__WHAT YOU NEED TO DO__.
Check each line of the listing for the word "chart" and report how many lines contain it, giving nothing but the number.

__RECORDS FOR THIS EXERCISE__.
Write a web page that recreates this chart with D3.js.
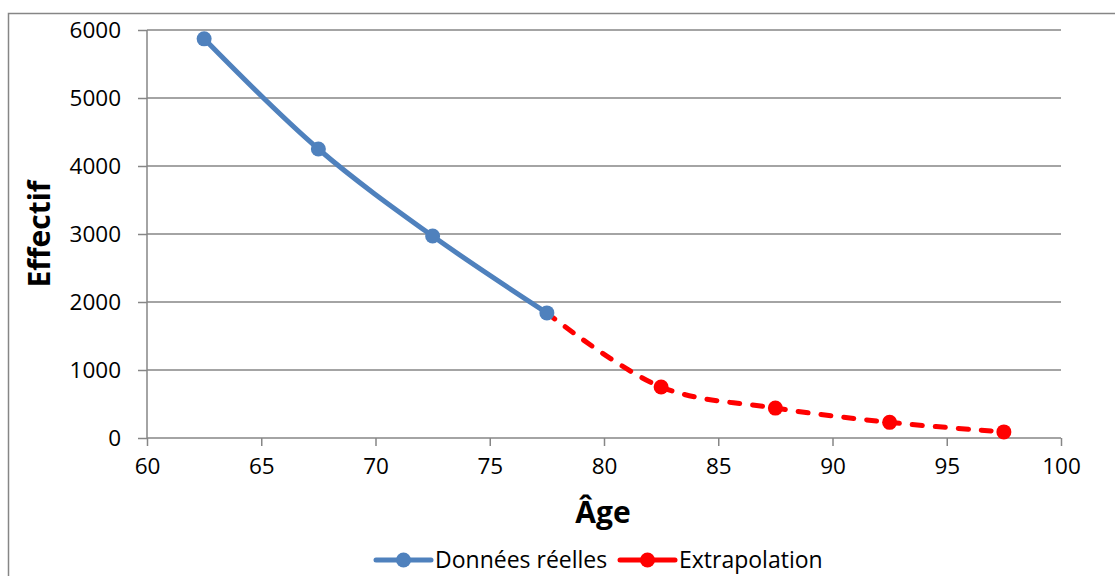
<!DOCTYPE html>
<html>
<head>
<meta charset="utf-8">
<script src="https://cdn.jsdelivr.net/npm/d3@7"></script>
<style>
  body { margin: 0; background: #fff; }
  text { font-family: "Open Sans", "Noto Sans", sans-serif; fill: #000; }
</style>
</head>
<body>
<svg id="chart" width="1115" height="576"></svg>
<script>
// data
const reelAges = [62.5, 67.5, 72.5, 77.5];
const reelValues = [5870, 4250, 2970, 1840];
const extraAges = [77.5, 82.5, 87.5, 92.5, 97.5];
const extraValues = [1840, 750, 440, 230, 90];
const xTicks = [60, 65, 70, 75, 80, 85, 90, 95, 100];
const yTicks = [0, 1000, 2000, 3000, 4000, 5000, 6000];
const seriesNames = ["Données réelles", "Extrapolation"];

const margin = { top: 30, right: 54, bottom: 138, left: 147 };
const width = 1115 - margin.left - margin.right;
const height = 576 - margin.top - margin.bottom;
const grid = "#868686";
const blue = "#4F81BD";
const red = "#FF0000";

const svg = d3.select("#chart");

// outer frame
svg.append("rect")
  .attr("x", 8.5).attr("y", 13.5)
  .attr("width", 1115).attr("height", 580)
  .attr("fill", "none").attr("stroke", grid).attr("stroke-width", 1.5);

const g = svg.append("g").attr("transform", `translate(${margin.left},${margin.top})`);

const x = d3.scaleLinear().domain([60, 100]).range([0, width]);
const y = d3.scaleLinear().domain([0, 6000]).range([height, 0]);

// gridlines
g.append("g")
  .selectAll("line")
  .data(yTicks.filter(d => d > 0))
  .join("line")
  .attr("x1", 0).attr("x2", width)
  .attr("y1", d => y(d)).attr("y2", d => y(d))
  .attr("stroke", grid).attr("stroke-width", 1.5);

// y axis
const yAxis = g.append("g")
  .call(d3.axisLeft(y).tickValues(yTicks).tickFormat(d3.format("d")).tickSize(9).tickPadding(17));
yAxis.select(".domain").attr("stroke", grid).attr("stroke-width", 1.5).attr("d", `M0,${height}V0`);
yAxis.selectAll(".tick line").attr("stroke", grid).attr("stroke-width", 1.5);
yAxis.selectAll(".tick text").style("font-size", "22.5px").attr("fill", "#000");

// x axis
const xAxis = g.append("g")
  .attr("transform", `translate(0,${height})`)
  .call(d3.axisBottom(x).tickValues(xTicks).tickSize(8).tickPadding(12));
xAxis.select(".domain").attr("stroke", grid).attr("stroke-width", 1.5).attr("d", `M0,0H${width}`);
xAxis.selectAll(".tick line").attr("stroke", grid).attr("stroke-width", 1.5);
xAxis.selectAll(".tick text").style("font-size", "22.5px").attr("fill", "#000");

// axis titles
svg.append("text")
  .attr("x", 603).attr("y", 523)
  .attr("text-anchor", "middle")
  .style("font-size", "30px").style("font-weight", "bold")
  .text("Âge");
svg.append("text")
  .attr("transform", `translate(50,234) rotate(-90)`)
  .attr("text-anchor", "middle")
  .style("font-size", "30px").style("font-weight", "bold")
  .text("Effectif");

const line = d3.line()
  .x(d => x(d[0]))
  .y(d => y(d[1]))
  .curve(d3.curveCatmullRom.alpha(0.5));

const reel = d3.zip(reelAges, reelValues);
const extra = d3.zip(extraAges, extraValues);

// extrapolation (dashed red)
g.append("path")
  .datum(extra)
  .attr("fill", "none")
  .attr("stroke", red)
  .attr("stroke-width", 5)
  .attr("stroke-linecap", "round")
  .attr("stroke-dasharray", "10,13")
  .attr("d", line);
g.selectAll("circle.extra")
  .data(extra.slice(1))
  .join("circle")
  .attr("class", "extra")
  .attr("cx", d => x(d[0])).attr("cy", d => y(d[1]))
  .attr("r", 7.5)
  .attr("fill", red);

// real data (solid blue)
g.append("path")
  .datum(reel)
  .attr("fill", "none")
  .attr("stroke", blue)
  .attr("stroke-width", 5)
  .attr("d", line);
g.selectAll("circle.reel")
  .data(reel)
  .join("circle")
  .attr("class", "reel")
  .attr("cx", d => x(d[0])).attr("cy", d => y(d[1]))
  .attr("r", 7.5)
  .attr("fill", blue);

// legend
const legendItems = [
  { name: seriesNames[0], color: blue, x0: 376 },
  { name: seriesNames[1], color: red, x0: 620 }
];
const legend = svg.append("g");
legendItems.forEach(item => {
  const lg = legend.append("g").attr("transform", `translate(${item.x0},560)`);
  lg.append("line")
    .attr("x1", 0).attr("x2", 55)
    .attr("stroke", item.color).attr("stroke-width", 5)
    .attr("stroke-linecap", "round");
  lg.append("circle").attr("cx", 27.5).attr("r", 7.5).attr("fill", item.color);
  lg.append("text")
    .attr("x", 59).attr("y", 8)
    .style("font-size", "23px")
    .text(item.name);
});
</script>
</body>
</html>
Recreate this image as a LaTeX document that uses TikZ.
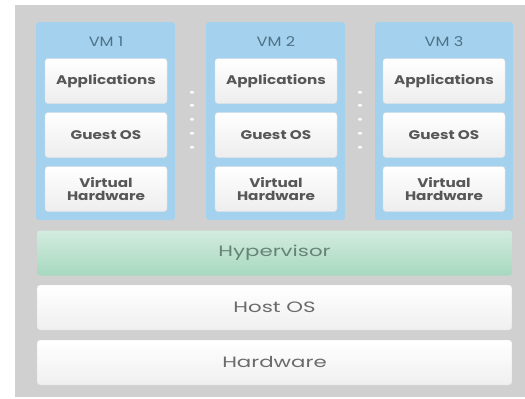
\documentclass[tikz,border=0pt]{standalone}
\usepackage{fontspec}
\setmainfont{Poppins}
\newfontfamily\layerfont{Poppins}[FakeStretch=1.42]
\newfontfamily\guestfont{Poppins}[FakeStretch=1.22]
\newfontfamily\vmfont{Poppins}[FakeStretch=1.2]
\usepackage{xcolor}
\definecolor{framegray}{HTML}{D0D0D0}
\definecolor{vmblue}{HTML}{A4D2EE}
\definecolor{vmtext}{HTML}{4E7188}
\definecolor{boxtext}{HTML}{575757}
\definecolor{layertext}{HTML}{6A6A6A}
\definecolor{hyptop}{HTML}{D3ECDF}
\definecolor{hypbot}{HTML}{A6D8BF}
\definecolor{hyptext}{HTML}{668376}
\tikzset{
  vmpanel/.style={fill=vmblue,rounded corners=3},
  guestbox/.style={rectangle,rounded corners=3,top color=white,bottom color=gray!14,
    draw=gray!25,minimum width=122,minimum height=45,inner sep=0,align=center,
    font=\guestfont\fontsize{12.5}{13.5}\selectfont\bfseries,text=boxtext},
  layerbox/.style={rectangle,rounded corners=3,top color=white,bottom color=gray!12,
    draw=gray!30,minimum width=475,minimum height=45,inner sep=0,
    font=\layerfont\fontsize{15}{17}\selectfont,text=layertext},
  vmlabel/.style={font=\vmfont\fontsize{13.5}{15}\selectfont,text=vmtext,inner sep=0},
  dot/.style={fill=white!92!vmblue,rounded corners=0.8}
}
\begin{document}
\begin{tikzpicture}[x=1pt,y=-1pt]
\useasboundingbox (0,0) rectangle (525,399);
\fill[white] (0,0) rectangle (525,399);
\fill[framegray] (15,5) rectangle (525,397);
% virtual machines
\fill[vmpanel] (36,22) rectangle (175,220);
\fill[vmpanel] (206,22) rectangle (345,220);
\fill[vmpanel] (375,22) rectangle (513,220);
\node[vmlabel] (vm1) at (106,42) {VM 1};
\node[vmlabel] (vm2) at (276,42) {VM 2};
\node[vmlabel] (vm3) at (444,42) {VM 3};
\node[guestbox] (app1) at (106,81) {Applications};
\node[guestbox] (os1) at (106,135) {Guest OS};
\node[guestbox] (hw1) at (106,189) {Virtual\\Hardware};
\node[guestbox] (app2) at (276,81) {Applications};
\node[guestbox] (os2) at (276,135) {Guest OS};
\node[guestbox] (hw2) at (276,189) {Virtual\\Hardware};
\node[guestbox] (app3) at (444,81) {Applications};
\node[guestbox] (os3) at (444,135) {Guest OS};
\node[guestbox] (hw3) at (444,189) {Virtual\\Hardware};
% dots between the machines
\fill[dot] (190,91) rectangle (194,93.5);
\fill[dot] (190,104) rectangle (194,106.5);
\fill[dot] (190,118) rectangle (194,120.5);
\fill[dot] (190,132) rectangle (194,134.5);
\fill[dot] (190,146) rectangle (194,148.5);
\fill[dot] (358,91) rectangle (362,93.5);
\fill[dot] (358,104) rectangle (362,106.5);
\fill[dot] (358,118) rectangle (362,120.5);
\fill[dot] (358,132) rectangle (362,134.5);
\fill[dot] (358,146) rectangle (362,148.5);
% layers
\node[layerbox,top color=hyptop,bottom color=hypbot,draw=none,text=hyptext] (hyp) at (274.5,253) {Hypervisor};
\node[layerbox] (host) at (274.5,307.5) {Host OS};
\node[layerbox] (hw) at (274.5,362.5) {Hardware};
\end{tikzpicture}
\end{document}
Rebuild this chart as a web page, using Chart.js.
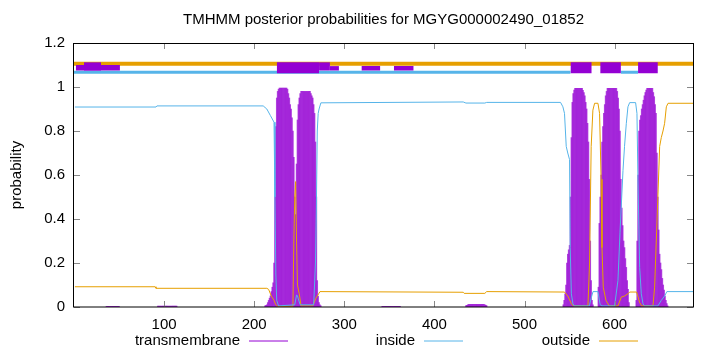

__ANSWER FOR THE TASK__.
4